Addressing shareholders at NLG’s annual general meeting at the recently refurbished Keighery Hotel this week, an upbeat Jolliffe said the group’s portfolio of 36 hotels remained a strategically significant and attractive platform.
He also paid tribute to NLG’s lenders, who will ultimately determine the future of the debt-ridden pub group, calling National Australia Bank’s support ‘strong and invaluable’.
“I would also like to highlight my sincere appreciation to the BNZ / NAB for the indefatigable, significant, and imperative support of NLG in its endeavour to return value to all NLG’s shareholders,” Jolliffe said.

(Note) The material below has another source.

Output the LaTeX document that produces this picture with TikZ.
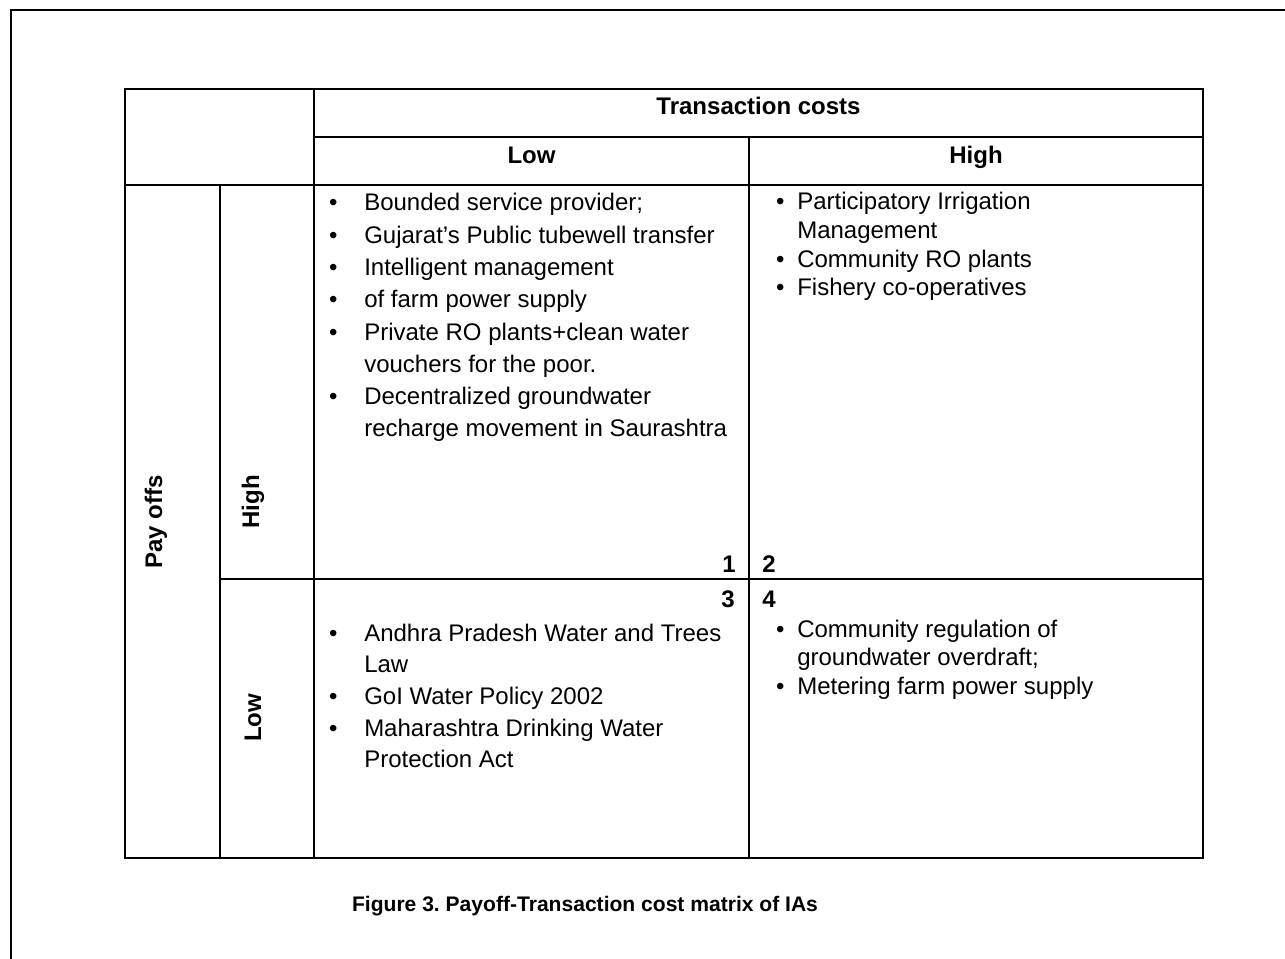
\documentclass[tikz,border=0pt]{standalone}
\usepackage{fontspec}
\setmainfont{Liberation Sans}
\frenchspacing
\newcommand\bu{\makebox[0pt]{\textbullet}}
\begin{document}
\begin{tikzpicture}[x=0.75pt,y=-0.75pt,
  frame/.style={line width=2.2pt},
  grid/.style={line width=1.8pt},
  hd/.style={inner sep=0pt,anchor=base,font=\fontsize{18}{22}\selectfont\bfseries},
  rot/.style={inner sep=0pt,rotate=90,font=\fontsize{18}{22}\selectfont\bfseries},
  num/.style={inner sep=0pt,anchor=base,font=\fontsize{18}{22}\selectfont\bfseries},
  listL/.style={inner sep=0pt,anchor=base west,font=\fontsize{18}{23.8}\selectfont},
  listR/.style={inner sep=0pt,anchor=base west,font=\fontsize{18}{21.5}\selectfont},
  captext/.style={inner sep=0pt,anchor=base,font=\fontsize{15.8}{18}\selectfont\bfseries}]
\useasboundingbox (0,0) rectangle (1285,959);
% outer frame
\draw[frame] (11,965) -- (11,10) -- (1290,10);
% table
\draw[grid] (125,89) rectangle (1203,858);
\draw[grid] (314,137) -- (1203,137);
\draw[grid] (125,185) -- (1203,185);
\draw[grid] (220,579) -- (1203,579);
\draw[grid] (220,185) -- (220,858);
\draw[grid] (314,89) -- (314,858);
\draw[grid] (749,137) -- (749,858);
% headers
\node[hd] (tc) at (758.5,115) {Transaction costs};
\node[hd] (tlow) at (531.5,164) {Low};
\node[hd] (thigh) at (976,164) {High};
\node[rot] (pay) at (156,522) {Pay offs};
\node[rot] (phigh) at (253,502) {High};
\node[rot] (plow) at (253,718) {Low};
% quadrant numbers
\node[num] (n1) at (729,572) {1};
\node[num] (n2) at (769,572) {2};
\node[num] (n3) at (728,607) {3};
\node[num] (n4) at (769,607) {4};
% lists
\node[listL,font=\fontsize{18}{24.2}\selectfont] (q1) at (333,211) {\begin{tabular}[t]{@{}l@{\hspace{23.25pt}}l@{}}
\bu & Bounded service provider;\\
\bu & Gujarat’s Public tubewell transfer\\
\bu & Intelligent management\\
\bu & of farm power supply\\
\bu & Private RO plants+clean water\\
    & vouchers for the poor.\\
\bu & Decentralized groundwater\\
    & recharge movement in Saurashtra
\end{tabular}};
\node[listR] (q2) at (780,210) {\begin{tabular}[t]{@{}l@{\hspace{12.75pt}}l@{}}
\bu & Participatory Irrigation\\
    & Management\\
\bu & Community RO plants\\
\bu & Fishery co-operatives
\end{tabular}};
\node[listL] (q3) at (333,641) {\begin{tabular}[t]{@{}l@{\hspace{23.25pt}}l@{}}
\bu & Andhra Pradesh Water and Trees\\
    & Law\\
\bu & GoI Water Policy 2002\\
\bu & Maharashtra Drinking Water\\
    & Protection Act
\end{tabular}};
\node[listR] (q4) at (780,637) {\begin{tabular}[t]{@{}l@{\hspace{12.75pt}}l@{}}
\bu & Community regulation of\\
    & groundwater overdraft;\\
\bu & Metering farm power supply
\end{tabular}};
% caption
\node[captext] (caption) at (585,911) {Figure 3. Payoff-Transaction cost matrix of IAs};
\end{tikzpicture}
\end{document}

He acknowledged that the company was continuing to explore options that would allow it to restructure its debt and that negotiations with third parties were ongoing.
Speculation has been rife that gambling giant Tabcorp could make a bid for the pub group as a signal of its intentions to become a major Australian hotel operator.
One of the options under consideration has been the prospective purchase of some or all of the Hedley Leisure & Gaming Property Fund (HLG but now renamed Redcape) freehold interests in NLG pubs.
However Jolliffe acknowledged that this would require a very substantial recapitalisation of NLG in order to facilitate such a purchase.
“The industry is undergoing a further period of consolidation, and NLG is well positioned to participate in that as the fourth largest pub portfolio in the country,” he said.
NLG shares stood at 2.9 cents at midday today (Dec 2), down from 3.1 cents seven days ago.